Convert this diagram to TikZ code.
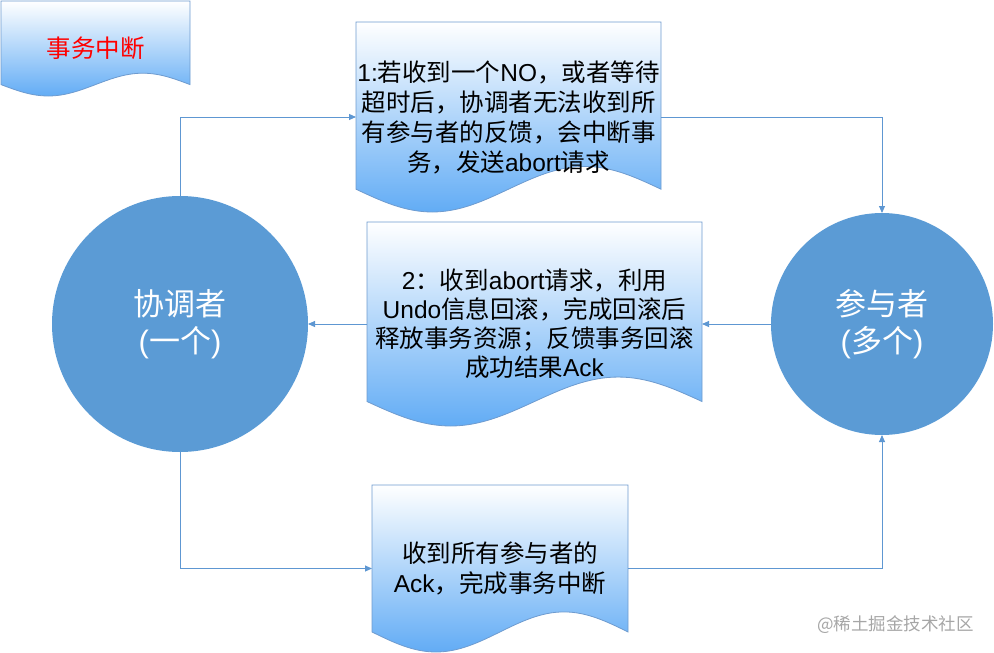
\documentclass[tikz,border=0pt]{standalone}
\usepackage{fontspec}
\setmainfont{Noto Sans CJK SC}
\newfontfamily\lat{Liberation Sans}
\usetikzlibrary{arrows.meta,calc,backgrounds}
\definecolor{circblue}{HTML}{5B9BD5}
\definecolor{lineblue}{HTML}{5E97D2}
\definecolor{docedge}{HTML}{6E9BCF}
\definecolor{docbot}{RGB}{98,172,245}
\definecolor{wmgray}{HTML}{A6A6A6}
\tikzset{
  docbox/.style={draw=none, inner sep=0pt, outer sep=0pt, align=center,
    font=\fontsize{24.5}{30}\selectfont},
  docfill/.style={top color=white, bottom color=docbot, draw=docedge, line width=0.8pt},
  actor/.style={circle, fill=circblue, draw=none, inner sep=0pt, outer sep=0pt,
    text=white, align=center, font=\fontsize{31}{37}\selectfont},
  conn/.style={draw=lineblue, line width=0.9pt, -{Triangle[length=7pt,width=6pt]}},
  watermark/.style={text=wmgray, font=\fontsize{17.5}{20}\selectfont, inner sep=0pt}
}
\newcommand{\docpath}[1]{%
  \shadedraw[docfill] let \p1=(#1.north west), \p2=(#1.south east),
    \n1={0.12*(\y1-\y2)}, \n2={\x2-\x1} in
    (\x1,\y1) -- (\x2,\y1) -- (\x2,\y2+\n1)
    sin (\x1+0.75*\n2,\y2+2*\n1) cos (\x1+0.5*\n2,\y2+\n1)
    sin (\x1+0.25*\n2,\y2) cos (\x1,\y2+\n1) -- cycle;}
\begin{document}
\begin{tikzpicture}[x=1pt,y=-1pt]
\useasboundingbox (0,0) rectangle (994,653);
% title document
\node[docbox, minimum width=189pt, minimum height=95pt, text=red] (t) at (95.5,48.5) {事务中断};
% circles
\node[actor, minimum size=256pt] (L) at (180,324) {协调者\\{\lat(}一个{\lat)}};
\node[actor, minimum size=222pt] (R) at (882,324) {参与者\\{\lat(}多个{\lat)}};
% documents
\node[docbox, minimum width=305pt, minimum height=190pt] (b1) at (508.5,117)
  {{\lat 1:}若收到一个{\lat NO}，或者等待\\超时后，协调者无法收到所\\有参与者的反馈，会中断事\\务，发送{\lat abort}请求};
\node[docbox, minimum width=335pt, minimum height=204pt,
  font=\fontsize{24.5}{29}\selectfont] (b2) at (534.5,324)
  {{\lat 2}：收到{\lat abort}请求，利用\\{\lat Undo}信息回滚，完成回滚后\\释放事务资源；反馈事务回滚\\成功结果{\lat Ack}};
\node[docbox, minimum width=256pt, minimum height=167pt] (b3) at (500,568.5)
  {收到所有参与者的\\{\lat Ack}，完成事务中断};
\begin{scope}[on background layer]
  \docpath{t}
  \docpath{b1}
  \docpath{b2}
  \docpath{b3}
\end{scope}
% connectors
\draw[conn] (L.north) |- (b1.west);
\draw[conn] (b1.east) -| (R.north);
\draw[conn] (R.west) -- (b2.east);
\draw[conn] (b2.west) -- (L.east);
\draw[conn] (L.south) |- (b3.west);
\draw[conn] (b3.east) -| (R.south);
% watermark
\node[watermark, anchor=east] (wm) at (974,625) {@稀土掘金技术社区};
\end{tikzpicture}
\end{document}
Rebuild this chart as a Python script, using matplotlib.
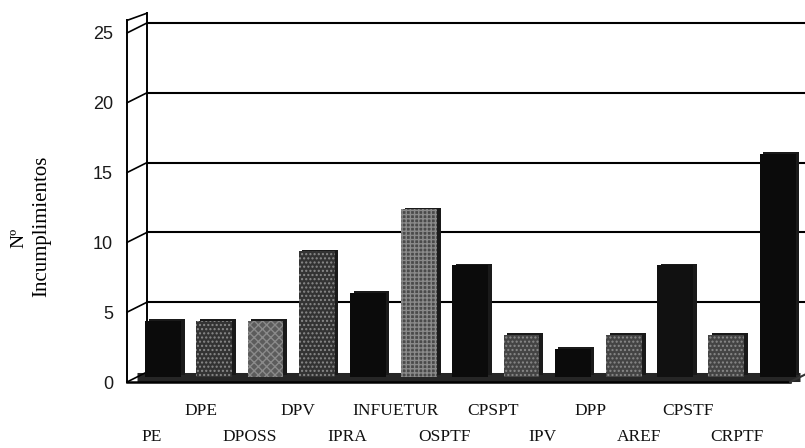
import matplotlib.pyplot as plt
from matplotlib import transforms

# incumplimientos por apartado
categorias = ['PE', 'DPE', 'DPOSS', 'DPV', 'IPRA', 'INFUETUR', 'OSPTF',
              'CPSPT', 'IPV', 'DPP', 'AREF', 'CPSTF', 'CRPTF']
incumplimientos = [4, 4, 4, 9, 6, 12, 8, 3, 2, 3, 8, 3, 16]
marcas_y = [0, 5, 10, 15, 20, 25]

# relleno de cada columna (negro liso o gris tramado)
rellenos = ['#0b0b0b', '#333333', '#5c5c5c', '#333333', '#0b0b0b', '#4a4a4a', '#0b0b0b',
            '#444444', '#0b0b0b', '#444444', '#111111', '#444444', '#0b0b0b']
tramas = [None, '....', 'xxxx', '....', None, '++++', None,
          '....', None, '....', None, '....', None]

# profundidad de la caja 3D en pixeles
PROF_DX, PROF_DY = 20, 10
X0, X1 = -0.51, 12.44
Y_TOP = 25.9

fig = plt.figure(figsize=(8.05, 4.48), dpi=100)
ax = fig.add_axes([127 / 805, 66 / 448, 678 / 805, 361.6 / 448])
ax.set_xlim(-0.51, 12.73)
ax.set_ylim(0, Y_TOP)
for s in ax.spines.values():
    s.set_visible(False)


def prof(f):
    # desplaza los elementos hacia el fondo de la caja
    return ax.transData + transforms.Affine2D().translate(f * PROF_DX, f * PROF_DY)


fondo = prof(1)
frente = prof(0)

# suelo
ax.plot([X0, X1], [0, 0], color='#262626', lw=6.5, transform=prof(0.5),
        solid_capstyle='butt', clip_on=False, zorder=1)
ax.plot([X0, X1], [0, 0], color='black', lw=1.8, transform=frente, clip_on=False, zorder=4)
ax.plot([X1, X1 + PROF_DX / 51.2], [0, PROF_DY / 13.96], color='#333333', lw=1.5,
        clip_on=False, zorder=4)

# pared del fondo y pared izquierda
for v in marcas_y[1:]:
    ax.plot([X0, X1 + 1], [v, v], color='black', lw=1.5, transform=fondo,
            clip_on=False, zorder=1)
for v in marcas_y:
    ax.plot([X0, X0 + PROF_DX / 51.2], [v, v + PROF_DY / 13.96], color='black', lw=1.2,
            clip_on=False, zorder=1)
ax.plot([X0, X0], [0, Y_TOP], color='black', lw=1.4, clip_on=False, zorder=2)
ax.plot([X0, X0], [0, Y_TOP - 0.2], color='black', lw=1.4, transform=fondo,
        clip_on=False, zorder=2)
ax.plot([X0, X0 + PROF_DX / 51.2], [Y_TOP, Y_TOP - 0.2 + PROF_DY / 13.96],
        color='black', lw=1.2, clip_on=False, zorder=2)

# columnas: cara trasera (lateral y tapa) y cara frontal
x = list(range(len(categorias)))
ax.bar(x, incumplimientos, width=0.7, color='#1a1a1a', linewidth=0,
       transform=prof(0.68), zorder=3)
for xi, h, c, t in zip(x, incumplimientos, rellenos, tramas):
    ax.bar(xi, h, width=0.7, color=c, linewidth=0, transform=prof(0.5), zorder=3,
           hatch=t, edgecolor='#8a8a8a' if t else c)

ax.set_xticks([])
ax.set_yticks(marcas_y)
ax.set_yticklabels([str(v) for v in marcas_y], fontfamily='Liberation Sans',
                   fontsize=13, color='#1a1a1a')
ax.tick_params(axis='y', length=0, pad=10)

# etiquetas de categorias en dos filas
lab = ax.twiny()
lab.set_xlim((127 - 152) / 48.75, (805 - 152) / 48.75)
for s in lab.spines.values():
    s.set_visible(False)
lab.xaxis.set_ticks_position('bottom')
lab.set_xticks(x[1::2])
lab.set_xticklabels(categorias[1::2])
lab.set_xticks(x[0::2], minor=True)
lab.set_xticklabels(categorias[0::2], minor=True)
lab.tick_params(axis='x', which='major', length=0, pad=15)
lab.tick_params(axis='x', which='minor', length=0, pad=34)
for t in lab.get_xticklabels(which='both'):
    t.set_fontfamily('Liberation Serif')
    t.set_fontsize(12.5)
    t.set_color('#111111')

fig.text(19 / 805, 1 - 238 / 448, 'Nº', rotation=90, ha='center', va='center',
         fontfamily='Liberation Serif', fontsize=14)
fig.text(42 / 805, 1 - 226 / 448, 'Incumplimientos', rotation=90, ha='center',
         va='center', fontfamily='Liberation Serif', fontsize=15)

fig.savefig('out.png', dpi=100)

::::

Look above for the line with "Rebuild this chart"; quote it and every line after it, stopping after the line with "Y_TOP = 25.9", exactly, with nothing added and without pictures.

▶ Answer in full
Rebuild this chart as a Python script, using matplotlib.
import matplotlib.pyplot as plt
from matplotlib import transforms

# incumplimientos por apartado
categorias = ['PE', 'DPE', 'DPOSS', 'DPV', 'IPRA', 'INFUETUR', 'OSPTF',
              'CPSPT', 'IPV', 'DPP', 'AREF', 'CPSTF', 'CRPTF']
incumplimientos = [4, 4, 4, 9, 6, 12, 8, 3, 2, 3, 8, 3, 16]
marcas_y = [0, 5, 10, 15, 20, 25]

# relleno de cada columna (negro liso o gris tramado)
rellenos = ['#0b0b0b', '#333333', '#5c5c5c', '#333333', '#0b0b0b', '#4a4a4a', '#0b0b0b',
            '#444444', '#0b0b0b', '#444444', '#111111', '#444444', '#0b0b0b']
tramas = [None, '....', 'xxxx', '....', None, '++++', None,
          '....', None, '....', None, '....', None]

# profundidad de la caja 3D en pixeles
PROF_DX, PROF_DY = 20, 10
X0, X1 = -0.51, 12.44
Y_TOP = 25.9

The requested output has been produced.